[Data shown start]

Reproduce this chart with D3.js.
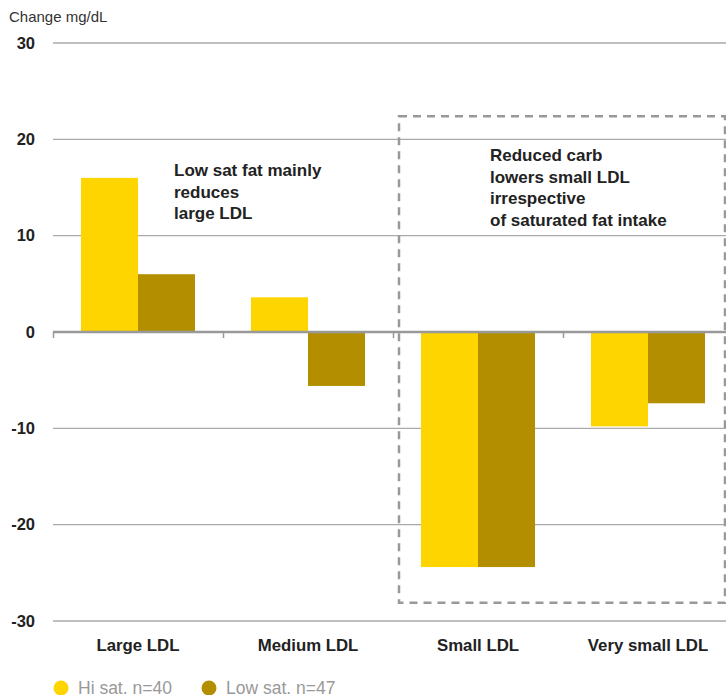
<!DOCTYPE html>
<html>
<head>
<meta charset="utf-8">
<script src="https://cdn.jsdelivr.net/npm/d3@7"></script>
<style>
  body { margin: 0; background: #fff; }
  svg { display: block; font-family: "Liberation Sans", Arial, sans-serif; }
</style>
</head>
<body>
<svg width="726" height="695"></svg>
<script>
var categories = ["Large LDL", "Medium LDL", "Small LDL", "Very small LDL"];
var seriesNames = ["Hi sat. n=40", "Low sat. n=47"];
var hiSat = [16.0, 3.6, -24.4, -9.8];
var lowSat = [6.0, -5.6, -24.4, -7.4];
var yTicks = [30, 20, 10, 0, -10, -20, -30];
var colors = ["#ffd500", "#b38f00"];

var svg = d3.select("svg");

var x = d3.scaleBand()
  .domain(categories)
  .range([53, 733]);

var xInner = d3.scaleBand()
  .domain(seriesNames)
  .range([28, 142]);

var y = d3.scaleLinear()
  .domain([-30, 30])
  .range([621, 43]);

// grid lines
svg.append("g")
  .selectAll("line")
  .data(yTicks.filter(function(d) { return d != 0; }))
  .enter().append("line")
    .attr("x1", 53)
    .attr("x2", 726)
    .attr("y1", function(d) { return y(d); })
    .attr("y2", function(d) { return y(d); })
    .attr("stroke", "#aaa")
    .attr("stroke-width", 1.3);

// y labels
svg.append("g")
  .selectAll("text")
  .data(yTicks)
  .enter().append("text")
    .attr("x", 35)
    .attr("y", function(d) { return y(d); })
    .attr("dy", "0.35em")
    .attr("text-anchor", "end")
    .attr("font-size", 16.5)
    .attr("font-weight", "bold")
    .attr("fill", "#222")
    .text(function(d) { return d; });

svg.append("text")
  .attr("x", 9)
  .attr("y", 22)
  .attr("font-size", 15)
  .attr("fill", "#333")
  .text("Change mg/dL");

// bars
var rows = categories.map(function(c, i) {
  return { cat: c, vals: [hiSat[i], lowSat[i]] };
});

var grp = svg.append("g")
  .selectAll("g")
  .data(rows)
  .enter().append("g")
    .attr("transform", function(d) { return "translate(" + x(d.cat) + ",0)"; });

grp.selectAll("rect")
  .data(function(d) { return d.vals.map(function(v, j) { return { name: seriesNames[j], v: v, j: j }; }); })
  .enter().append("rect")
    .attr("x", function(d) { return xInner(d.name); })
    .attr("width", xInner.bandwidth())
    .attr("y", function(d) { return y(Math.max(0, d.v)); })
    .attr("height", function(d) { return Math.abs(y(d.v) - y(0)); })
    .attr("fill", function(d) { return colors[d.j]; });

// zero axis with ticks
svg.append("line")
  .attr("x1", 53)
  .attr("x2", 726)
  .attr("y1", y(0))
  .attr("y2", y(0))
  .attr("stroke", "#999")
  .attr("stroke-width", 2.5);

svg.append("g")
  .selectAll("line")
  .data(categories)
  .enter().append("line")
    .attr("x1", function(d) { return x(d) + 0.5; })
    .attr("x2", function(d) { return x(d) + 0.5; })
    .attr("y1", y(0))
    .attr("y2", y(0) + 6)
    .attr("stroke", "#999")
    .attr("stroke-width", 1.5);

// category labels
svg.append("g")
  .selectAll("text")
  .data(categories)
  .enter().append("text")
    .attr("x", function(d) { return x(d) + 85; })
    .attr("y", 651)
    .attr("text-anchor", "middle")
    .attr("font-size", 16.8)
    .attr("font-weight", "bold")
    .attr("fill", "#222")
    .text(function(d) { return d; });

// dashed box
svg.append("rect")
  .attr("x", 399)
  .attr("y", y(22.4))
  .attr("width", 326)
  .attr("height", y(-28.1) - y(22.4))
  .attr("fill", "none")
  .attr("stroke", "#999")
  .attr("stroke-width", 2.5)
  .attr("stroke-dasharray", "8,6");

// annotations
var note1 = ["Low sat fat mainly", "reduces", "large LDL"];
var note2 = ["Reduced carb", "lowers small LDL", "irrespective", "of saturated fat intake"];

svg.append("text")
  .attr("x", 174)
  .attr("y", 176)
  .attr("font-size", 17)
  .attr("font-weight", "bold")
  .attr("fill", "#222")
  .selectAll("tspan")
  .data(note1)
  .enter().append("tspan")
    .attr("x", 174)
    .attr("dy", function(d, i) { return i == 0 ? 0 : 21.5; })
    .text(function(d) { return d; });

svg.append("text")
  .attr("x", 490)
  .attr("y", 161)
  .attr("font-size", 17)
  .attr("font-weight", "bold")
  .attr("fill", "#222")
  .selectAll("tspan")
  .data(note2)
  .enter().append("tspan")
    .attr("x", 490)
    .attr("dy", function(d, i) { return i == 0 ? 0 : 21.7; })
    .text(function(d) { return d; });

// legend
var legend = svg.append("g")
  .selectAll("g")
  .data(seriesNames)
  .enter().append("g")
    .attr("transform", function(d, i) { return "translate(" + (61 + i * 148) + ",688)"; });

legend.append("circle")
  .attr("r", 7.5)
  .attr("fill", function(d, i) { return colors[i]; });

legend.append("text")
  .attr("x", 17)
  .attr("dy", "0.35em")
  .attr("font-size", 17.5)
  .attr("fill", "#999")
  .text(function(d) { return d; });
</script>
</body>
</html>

[Data shown end]

Please transcribe the material above exactly as written. Leave the pictures out.

Reproduce this chart with D3.js.
<!DOCTYPE html>
<html>
<head>
<meta charset="utf-8">
<script src="https://cdn.jsdelivr.net/npm/d3@7"></script>
<style>
  body { margin: 0; background: #fff; }
  svg { display: block; font-family: "Liberation Sans", Arial, sans-serif; }
</style>
</head>
<body>
<svg width="726" height="695"></svg>
<script>
var categories = ["Large LDL", "Medium LDL", "Small LDL", "Very small LDL"];
var seriesNames = ["Hi sat. n=40", "Low sat. n=47"];
var hiSat = [16.0, 3.6, -24.4, -9.8];
var lowSat = [6.0, -5.6, -24.4, -7.4];
var yTicks = [30, 20, 10, 0, -10, -20, -30];
var colors = ["#ffd500", "#b38f00"];

var svg = d3.select("svg");

var x = d3.scaleBand()
  .domain(categories)
  .range([53, 733]);

var xInner = d3.scaleBand()
  .domain(seriesNames)
  .range([28, 142]);

var y = d3.scaleLinear()
  .domain([-30, 30])
  .range([621, 43]);

// grid lines
svg.append("g")
  .selectAll("line")
  .data(yTicks.filter(function(d) { return d != 0; }))
  .enter().append("line")
    .attr("x1", 53)
    .attr("x2", 726)
    .attr("y1", function(d) { return y(d); })
    .attr("y2", function(d) { return y(d); })
    .attr("stroke", "#aaa")
    .attr("stroke-width", 1.3);

// y labels
svg.append("g")
  .selectAll("text")
  .data(yTicks)
  .enter().append("text")
    .attr("x", 35)
    .attr("y", function(d) { return y(d); })
    .attr("dy", "0.35em")
    .attr("text-anchor", "end")
    .attr("font-size", 16.5)
    .attr("font-weight", "bold")
    .attr("fill", "#222")
    .text(function(d) { return d; });

svg.append("text")
  .attr("x", 9)
  .attr("y", 22)
  .attr("font-size", 15)
  .attr("fill", "#333")
  .text("Change mg/dL");

// bars
var rows = categories.map(function(c, i) {
  return { cat: c, vals: [hiSat[i], lowSat[i]] };
});

var grp = svg.append("g")
  .selectAll("g")
  .data(rows)
  .enter().append("g")
    .attr("transform", function(d) { return "translate(" + x(d.cat) + ",0)"; });

grp.selectAll("rect")
  .data(function(d) { return d.vals.map(function(v, j) { return { name: seriesNames[j], v: v, j: j }; }); })
  .enter().append("rect")
    .attr("x", function(d) { return xInner(d.name); })
    .attr("width", xInner.bandwidth())
    .attr("y", function(d) { return y(Math.max(0, d.v)); })
    .attr("height", function(d) { return Math.abs(y(d.v) - y(0)); })
    .attr("fill", function(d) { return colors[d.j]; });

// zero axis with ticks
svg.append("line")
  .attr("x1", 53)
  .attr("x2", 726)
  .attr("y1", y(0))
  .attr("y2", y(0))
  .attr("stroke", "#999")
  .attr("stroke-width", 2.5);

svg.append("g")
  .selectAll("line")
  .data(categories)
  .enter().append("line")
    .attr("x1", function(d) { return x(d) + 0.5; })
    .attr("x2", function(d) { return x(d) + 0.5; })
    .attr("y1", y(0))
    .attr("y2", y(0) + 6)
    .attr("stroke", "#999")
    .attr("stroke-width", 1.5);

// category labels
svg.append("g")
  .selectAll("text")
  .data(categories)
  .enter().append("text")
    .attr("x", function(d) { return x(d) + 85; })
    .attr("y", 651)
    .attr("text-anchor", "middle")
    .attr("font-size", 16.8)
    .attr("font-weight", "bold")
    .attr("fill", "#222")
    .text(function(d) { return d; });

// dashed box
svg.append("rect")
  .attr("x", 399)
  .attr("y", y(22.4))
  .attr("width", 326)
  .attr("height", y(-28.1) - y(22.4))
  .attr("fill", "none")
  .attr("stroke", "#999")
  .attr("stroke-width", 2.5)
  .attr("stroke-dasharray", "8,6");

// annotations
var note1 = ["Low sat fat mainly", "reduces", "large LDL"];
var note2 = ["Reduced carb", "lowers small LDL", "irrespective", "of saturated fat intake"];

svg.append("text")
  .attr("x", 174)
  .attr("y", 176)
  .attr("font-size", 17)
  .attr("font-weight", "bold")
  .attr("fill", "#222")
  .selectAll("tspan")
  .data(note1)
  .enter().append("tspan")
    .attr("x", 174)
    .attr("dy", function(d, i) { return i == 0 ? 0 : 21.5; })
    .text(function(d) { return d; });

svg.append("text")
  .attr("x", 490)
  .attr("y", 161)
  .attr("font-size", 17)
  .attr("font-weight", "bold")
  .attr("fill", "#222")
  .selectAll("tspan")
  .data(note2)
  .enter().append("tspan")
    .attr("x", 490)
    .attr("dy", function(d, i) { return i == 0 ? 0 : 21.7; })
    .text(function(d) { return d; });

// legend
var legend = svg.append("g")
  .selectAll("g")
  .data(seriesNames)
  .enter().append("g")
    .attr("transform", function(d, i) { return "translate(" + (61 + i * 148) + ",688)"; });

legend.append("circle")
  .attr("r", 7.5)
  .attr("fill", function(d, i) { return colors[i]; });

legend.append("text")
  .attr("x", 17)
  .attr("dy", "0.35em")
  .attr("font-size", 17.5)
  .attr("fill", "#999")
  .text(function(d) { return d; });
</script>
</body>
</html>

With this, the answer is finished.